Our society is so politically correct these days. But what if our insistence on using “positive” words actually detracts from the truth? What are we covering when we insist that our families are blended, instead of broken?
For me, I’d much rather err on the side of reality, even if that means being “negative.” This way truth prevails, and we can address the real problems and how it really feels instead of dressing it up with a pretty label.
And right now, our family is more broken than blended:
- We have kids with more than a decade age gap. Having such a wide divide between kids often pulls our family in two different directions. This means having to split up in order to do certain things, which often highlights that we are two different families mixed into one.
- We can’t all be together on holidays. We have to share my stepdaughter with her mother. We gladly do it (and sometimes it’s a nice break), but it’s hard to avoid the feeling that someone is missing from our family when she is not there. Especially so for her father.
- My husband and I have different ideas about how to parent his daughter. This is a huge source of friction. Our parenting styles are different with our own children as well, but there is an added layer of tension when it comes to my ideas about how to parent his child.
- It’s a scheduling nightmare. In some ways, it might be easier if her mom lived down the street. Coordinating schedules is very difficult, and we often have to sacrifice our own plans to accommodate her mother’s needs. Pickup and drop-off schedules often feel like a patchwork quilt.
- We have competing styles and belief systems. Taking on a child who has been primarily raised in a different family is quite difficult. While there is no “right” way to do things, there are so many differences in style. For us, there has been a ton of retraining required in order to get on a more similar page.
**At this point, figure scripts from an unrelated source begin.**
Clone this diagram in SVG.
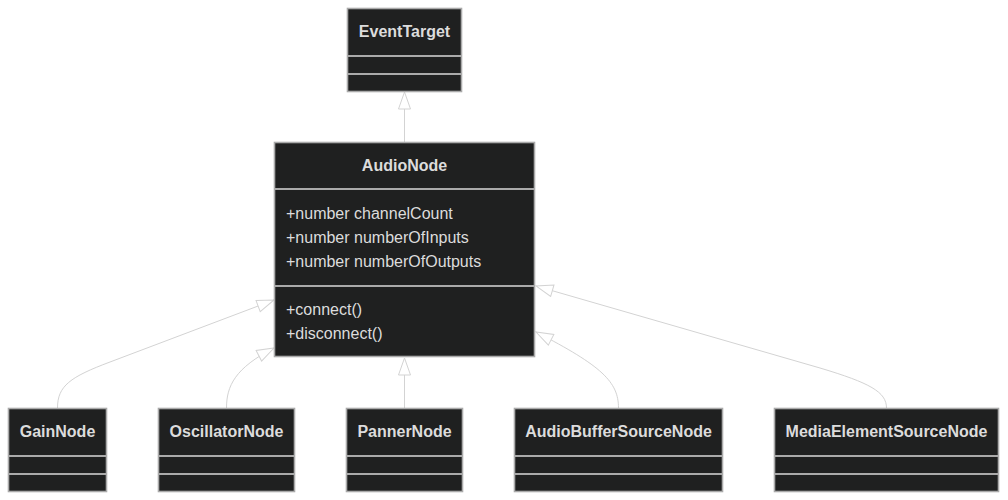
<svg xmlns="http://www.w3.org/2000/svg" width="1008" height="500" viewBox="0 0 1008 500">
<style>
.box{fill:#1f2020;stroke:#aaaaaa;stroke-width:1.6}
.div{stroke:#aaaaaa;stroke-width:2}
.t{font-family:"Liberation Sans",Arial,sans-serif;font-size:16px;fill:#dcdcdc}
.title{font-weight:bold;text-anchor:middle}
.edge{fill:none;stroke:#d3d3d3;stroke-width:1}
</style>
<defs>
<marker id="ext" markerWidth="20" markerHeight="14" refX="18" refY="7" orient="auto" markerUnits="userSpaceOnUse">
<path d="M1,1 V13 L18,7 Z" fill="#ffffff" stroke="#d3d3d3" stroke-width="1"/>
</marker>
</defs>
<rect width="1008" height="500" fill="#ffffff"/>
<g id="connectors">
<path class="edge" d="M404.5,142 L404.5,92" marker-end="url(#ext)"/>
<path class="edge" d="M57.5,408 C57.5,386 70,377 110,362 L274,300" marker-end="url(#ext)"/>
<path class="edge" d="M226.5,408 C226.5,386 235,368 274,348" marker-end="url(#ext)"/>
<path class="edge" d="M404.5,408 L404.5,358" marker-end="url(#ext)"/>
<path class="edge" d="M618.5,408 C618.5,382 602,366 536,332" marker-end="url(#ext)"/>
<path class="edge" d="M886.5,408 C886.5,392 870,383 820,368 L536,286" marker-end="url(#ext)"/>
</g>
<g id="EventTarget">
<rect class="box" x="347.5" y="8.5" width="114" height="83"/>
<line class="div" x1="347.5" y1="56" x2="461.5" y2="56"/>
<line class="div" x1="347.5" y1="74" x2="461.5" y2="74"/>
<text class="t title" x="404.5" y="37">EventTarget</text>
</g>
<g id="AudioNode">
<rect class="box" x="274.5" y="142.5" width="260" height="214"/>
<line class="div" x1="274.5" y1="189" x2="534.5" y2="189"/>
<line class="div" x1="274.5" y1="286" x2="534.5" y2="286"/>
<text class="t title" x="404.5" y="171">AudioNode</text>
<text class="t" x="286" y="219">+number channelCount</text>
<text class="t" x="286" y="243">+number numberOfInputs</text>
<text class="t" x="286" y="267">+number numberOfOutputs</text>
<text class="t" x="286" y="315">+connect()</text>
<text class="t" x="286" y="339">+disconnect()</text>
</g>
<g id="GainNode">
<rect class="box" x="8.5" y="408.5" width="98" height="83"/>
<line class="div" x1="8.5" y1="456" x2="106.5" y2="456"/>
<line class="div" x1="8.5" y1="474" x2="106.5" y2="474"/>
<text class="t title" x="57.5" y="437">GainNode</text>
</g>
<g id="OscillatorNode">
<rect class="box" x="158.5" y="408.5" width="136" height="83"/>
<line class="div" x1="158.5" y1="456" x2="294.5" y2="456"/>
<line class="div" x1="158.5" y1="474" x2="294.5" y2="474"/>
<text class="t title" x="226.5" y="437">OscillatorNode</text>
</g>
<g id="PannerNode">
<rect class="box" x="346.5" y="408.5" width="116" height="83"/>
<line class="div" x1="346.5" y1="456" x2="462.5" y2="456"/>
<line class="div" x1="346.5" y1="474" x2="462.5" y2="474"/>
<text class="t title" x="404.5" y="437">PannerNode</text>
</g>
<g id="AudioBufferSourceNode">
<rect class="box" x="514.5" y="408.5" width="208" height="83"/>
<line class="div" x1="514.5" y1="456" x2="722.5" y2="456"/>
<line class="div" x1="514.5" y1="474" x2="722.5" y2="474"/>
<text class="t title" x="618.5" y="437">AudioBufferSourceNode</text>
</g>
<g id="MediaElementSourceNode">
<rect class="box" x="774.5" y="408.5" width="224" height="83"/>
<line class="div" x1="774.5" y1="456" x2="998.5" y2="456"/>
<line class="div" x1="774.5" y1="474" x2="998.5" y2="474"/>
<text class="t title" x="886.5" y="437">MediaElementSourceNode</text>
</g>
</svg>
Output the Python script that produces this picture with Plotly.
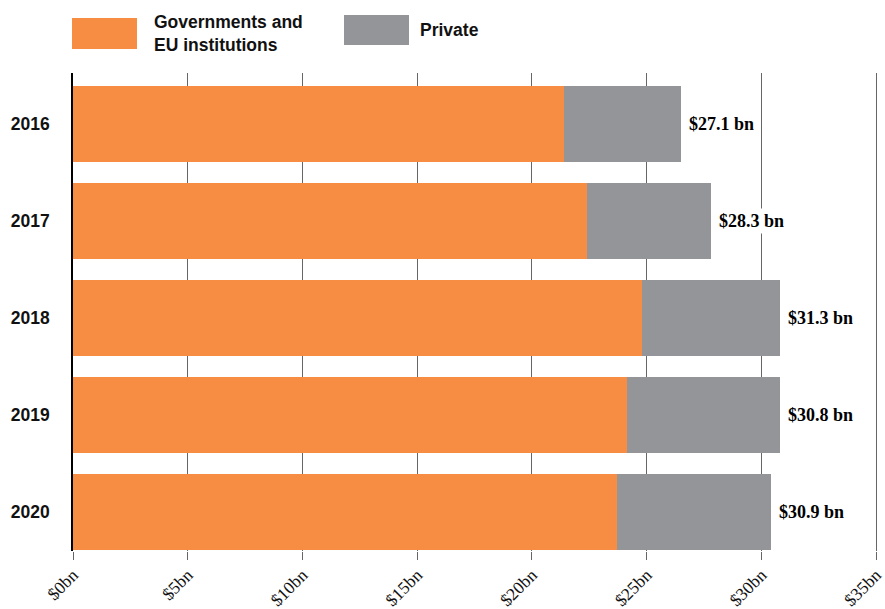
import plotly.graph_objects as go

years = ["2016", "2017", "2018", "2019", "2020"]
governments = [21.4, 22.4, 24.8, 24.15, 23.7]
private = [5.1, 5.4, 6.0, 6.65, 6.7]
total_labels = ["$27.1 bn", "$28.3 bn", "$31.3 bn", "$30.8 bn", "$30.9 bn"]
tick_vals = [0, 5, 10, 15, 20, 25, 30, 35]
tick_text = ["$0bn", "$5bn", "$10bn", "$15bn", "$20bn", "$25bn", "$30bn", "$35bn"]

ORANGE = "#F68D43"
GREY = "#939598"

W, H = 885, 609
L, R, T, B = 73, 2, 73, 58
PW, PH = W - L - R, H - T - B
XMAX = 35.3

fig = go.Figure()
fig.add_trace(go.Bar(y=years, x=governments, orientation="h", marker=dict(color=ORANGE, line=dict(width=0)),
                     name="Governments and EU institutions", hoverinfo="skip"))
fig.add_trace(go.Bar(y=years, x=private, orientation="h", marker=dict(color=GREY, line=dict(width=0)),
                     name="Private", hoverinfo="skip"))

for i, (g, p, lab) in enumerate(zip(governments, private, total_labels)):
    fig.add_annotation(x=g + p, y=i, text=lab, xref="x", yref="y", xanchor="left", yanchor="middle",
                       xshift=5, showarrow=False, bgcolor="white", borderpad=2,
                       font=dict(family="Liberation Serif", size=18, color="#000", weight=600))

# manual legend (pixel positions converted to paper coords)
def px(x): return (x - L) / PW
def py(y): return 1 - (y - T) / PH
fig.add_shape(type="rect", xref="paper", yref="paper", x0=px(72), x1=px(137), y0=py(49), y1=py(18),
              fillcolor=ORANGE, line=dict(width=0))
fig.add_shape(type="rect", xref="paper", yref="paper", x0=px(344), x1=px(409), y0=py(45), y1=py(15),
              fillcolor=GREY, line=dict(width=0))
fig.add_annotation(xref="paper", yref="paper", x=px(152), y=py(33), text="Governments and<br>EU institutions",
                   showarrow=False, xanchor="left", yanchor="middle", align="left",
                   font=dict(family="Liberation Sans", size=17.5, color="#111", weight="bold"))
fig.add_annotation(xref="paper", yref="paper", x=px(418), y=py(30), text="Private",
                   showarrow=False, xanchor="left", yanchor="middle", align="left",
                   font=dict(family="Liberation Sans", size=17.5, color="#111", weight="bold"))

fig.update_layout(
    width=W, height=H,
    margin=dict(l=L, r=R, t=T, b=B),
    barmode="stack", bargap=0.215,
    showlegend=False,
    plot_bgcolor="white", paper_bgcolor="white",
    xaxis=dict(range=[0, XMAX], tickvals=tick_vals, ticktext=tick_text, tickangle=-45,
               showgrid=True, gridcolor="#666", gridwidth=1, zeroline=False, automargin=False,
               ticks="outside", ticklen=8, tickcolor="#666", tickwidth=1, ticklabelstandoff=-2,
               ticklabeloverflow="allow",
               tickfont=dict(family="Liberation Serif", size=17.5, color="#111"), showline=False),
    yaxis=dict(type="category", categoryorder="array", categoryarray=years, automargin=False,
               range=[4.402, -0.526], showgrid=False, zeroline=False,
               showline=True, linecolor="black", linewidth=1.5, ticks="", ticklabelstandoff=18,
               tickfont=dict(family="Liberation Sans", size=17.5, color="#111", weight="bold")),
)

fig.write_html("out.html")
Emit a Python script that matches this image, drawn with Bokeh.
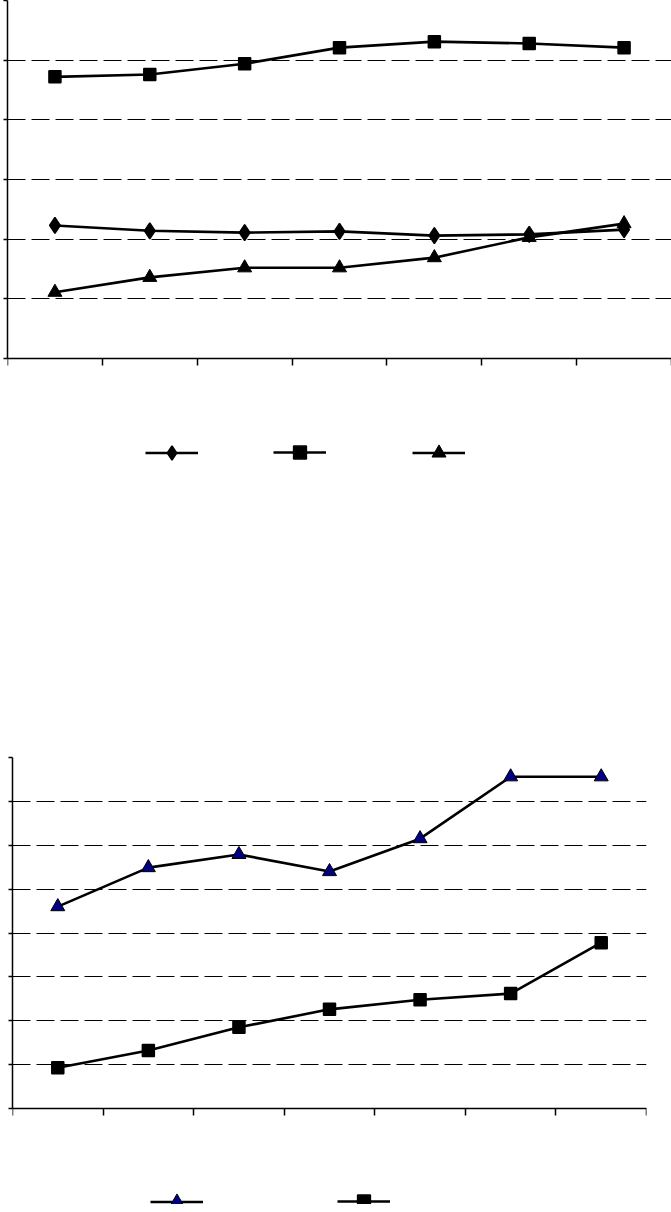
from bokeh.plotting import figure
from bokeh.models import Range1d, FixedTicker, Legend, LegendItem
from bokeh.embed import file_html
from bokeh.resources import INLINE

# ---- data ----
periods = [1, 2, 3, 4, 5, 6, 7]
top_diamond = [2.23, 2.14, 2.11, 2.13, 2.06, 2.08, 2.16]
top_square = [4.72, 4.76, 4.94, 5.21, 5.31, 5.28, 5.21]
top_triangle = [1.11, 1.36, 1.52, 1.52, 1.69, 2.03, 2.26]
bottom_triangle = [4.60, 5.49, 5.79, 5.40, 6.15, 7.56, 7.56]
bottom_square = [0.93, 1.32, 1.85, 2.26, 2.48, 2.62, 3.78]
top_yticks = [0, 1, 2, 3, 4, 5, 6]
bottom_yticks = [0, 1, 2, 3, 4, 5, 6, 7, 8]

boundaries = [p - 0.5 for p in periods] + [periods[-1] + 0.5]

LW = 2.6


def style(p, yticks):
    p.outline_line_color = None
    p.background_fill_color = "white"
    p.border_fill_color = "white"
    p.xgrid.visible = False
    p.ygrid.ticker = FixedTicker(ticks=yticks)
    p.ygrid.grid_line_color = "black"
    p.ygrid.grid_line_dash = "18 6"
    p.ygrid.grid_line_width = 1
    p.xaxis.ticker = FixedTicker(ticks=boundaries)
    p.yaxis.ticker = FixedTicker(ticks=yticks)
    p.xaxis.major_label_overrides = {b: "" for b in boundaries}
    p.yaxis.major_label_overrides = {t: "" for t in yticks}
    p.xaxis.fixed_location = 0
    p.yaxis.bounds = (yticks[0], yticks[-1])
    for ax in (p.xaxis[0], p.yaxis[0]):
        ax.axis_line_color = "black"
        ax.axis_line_width = 1.5
        ax.major_tick_line_color = "black"
        ax.major_tick_line_width = 1.5
        ax.major_tick_in = 0
        ax.minor_tick_line_color = None
        ax.major_label_standoff = 0
    p.xaxis.major_tick_out = 7
    p.yaxis.major_tick_out = 4


def add_key(p, renderers, left, center_y, frame_bottom, gh=35):
    # legend key (line + marker), no label text as in the reference
    lg = Legend(items=[LegendItem(label="", renderers=renderers)],
                location=(left, frame_bottom - (center_y + gh / 2)),
                glyph_width=53, glyph_height=gh, padding=0, margin=0,
                border_line_color=None, background_fill_alpha=0,
                label_standoff=0, label_width=0)
    p.add_layout(lg, "center")


# ---- top chart ----
T_LEFT, T_TOP, T_PLOT_H = 7, 0, 358          # data area in page pixels
T_FRAME_H = 730
t_ppu = T_PLOT_H / (top_yticks[-1] - top_yticks[0])
p1 = figure(frame_width=664, frame_height=T_FRAME_H, output_backend="svg",
            toolbar_location=None, x_range=Range1d(0.5, 7.5),
            y_range=Range1d(top_yticks[-1] - T_FRAME_H / t_ppu, top_yticks[-1]),
            min_border_left=T_LEFT, min_border_right=0,
            min_border_top=T_TOP, min_border_bottom=10)
style(p1, top_yticks)

d_line = p1.line(periods, top_diamond, line_color="black", line_width=LW)
d_mark = p1.scatter(periods, top_diamond, marker="diamond", size=16,
                    fill_color="black", line_color="black", line_width=1.5)
s_line = p1.line(periods, top_square, line_color="black", line_width=LW)
s_mark = p1.scatter(periods, top_square, marker="square", size=12,
                    fill_color="black", line_color="black", line_width=1.5)
t_line = p1.line(periods, top_triangle, line_color="black", line_width=LW)
t_mark = p1.scatter(periods, top_triangle, marker="triangle", size=14,
                    fill_color="black", line_color="black")

add_key(p1, [d_line, d_mark], 145 - T_LEFT, 452, T_FRAME_H)
add_key(p1, [s_line, s_mark], 273 - T_LEFT, 452, T_FRAME_H, gh=32)
add_key(p1, [t_line, t_mark], 412 - T_LEFT, 452, T_FRAME_H)

# ---- bottom chart ----
B_LEFT, B_TOP, B_PLOT_H = 12, 757, 351
P1_H = T_FRAME_H + 10
B_FRAME_H = 447
b_ppu = B_PLOT_H / (bottom_yticks[-1] - bottom_yticks[0])
p2 = figure(frame_width=634, frame_height=B_FRAME_H, output_backend="svg",
            toolbar_location=None, x_range=Range1d(0.5, 7.5),
            y_range=Range1d(bottom_yticks[-1] - B_FRAME_H / b_ppu, bottom_yticks[-1]),
            min_border_left=B_LEFT, min_border_right=25,
            min_border_top=B_TOP - P1_H, min_border_bottom=8)
style(p2, bottom_yticks)

bt_line = p2.line(periods, bottom_triangle, line_color="black", line_width=LW)
bt_mark = p2.scatter(periods, bottom_triangle, marker="triangle", size=14,
                     fill_color="#000080", line_color="black")
bs_line = p2.line(periods, bottom_square, line_color="black", line_width=LW)
bs_mark = p2.scatter(periods, bottom_square, marker="square", size=12,
                     fill_color="black", line_color="black", line_width=1.5)

add_key(p2, [bt_line, bt_mark], 150 - B_LEFT, 1201 - B_TOP, B_FRAME_H)
add_key(p2, [bs_line, bs_mark], 337 - B_LEFT, 1201 - B_TOP, B_FRAME_H, gh=32)

# two separate roots so that the two plot frames are not aligned to each other
open("out.html", "w").write(file_html([p1, p2], INLINE))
- There’s unwanted influence. When you are forced to be connected with someone whose ideas you don’t really approve of, it feels as though someone is contaminating your castle. Those ideas come though directly from that person, or seep in through their influence over their child, and ultimately get brought into your house, affecting you and your children.
- We have to get used to each other’s personalities. The dynamic in a house changes with each child, but that is a natural progression. Adding in a new “grown” child means going through an acceptance process of each person’s personality. I’ve had to get used to her and she’s had to get used to me.
- You don’t have the same opportunity to grow up with your child. When you have a child only intermittently, you don’t get the opportunity to work through each phase in real time. Being handed a teenage child, even your own, takes an adjustment for everyone involved.
- It confuses the little ones. While the two-year-old hasn’t really figured it out yet, his sister at almost 4 is confused about why her older sister has a different mother and different grandparents. She wonders why her big sister is not around when she’s gone.
- We are “married” to another person that we sometimes don’t really like. We are polite and respectful because that keeps the relationship workable on the surface. But the truth is that we are forced to endure the consequences of her mother’s actions whether we like it or not.
I am not ashamed of our “broken” family. This is our life. Our choices have led us here, and we work every day to improve our relationships. We came into this with our eyes wide open. But denying the downside, the truth, would only cause to break us further apart. It is in accepting these struggles and working through each one, that strengthens our bonds and commitment to our family.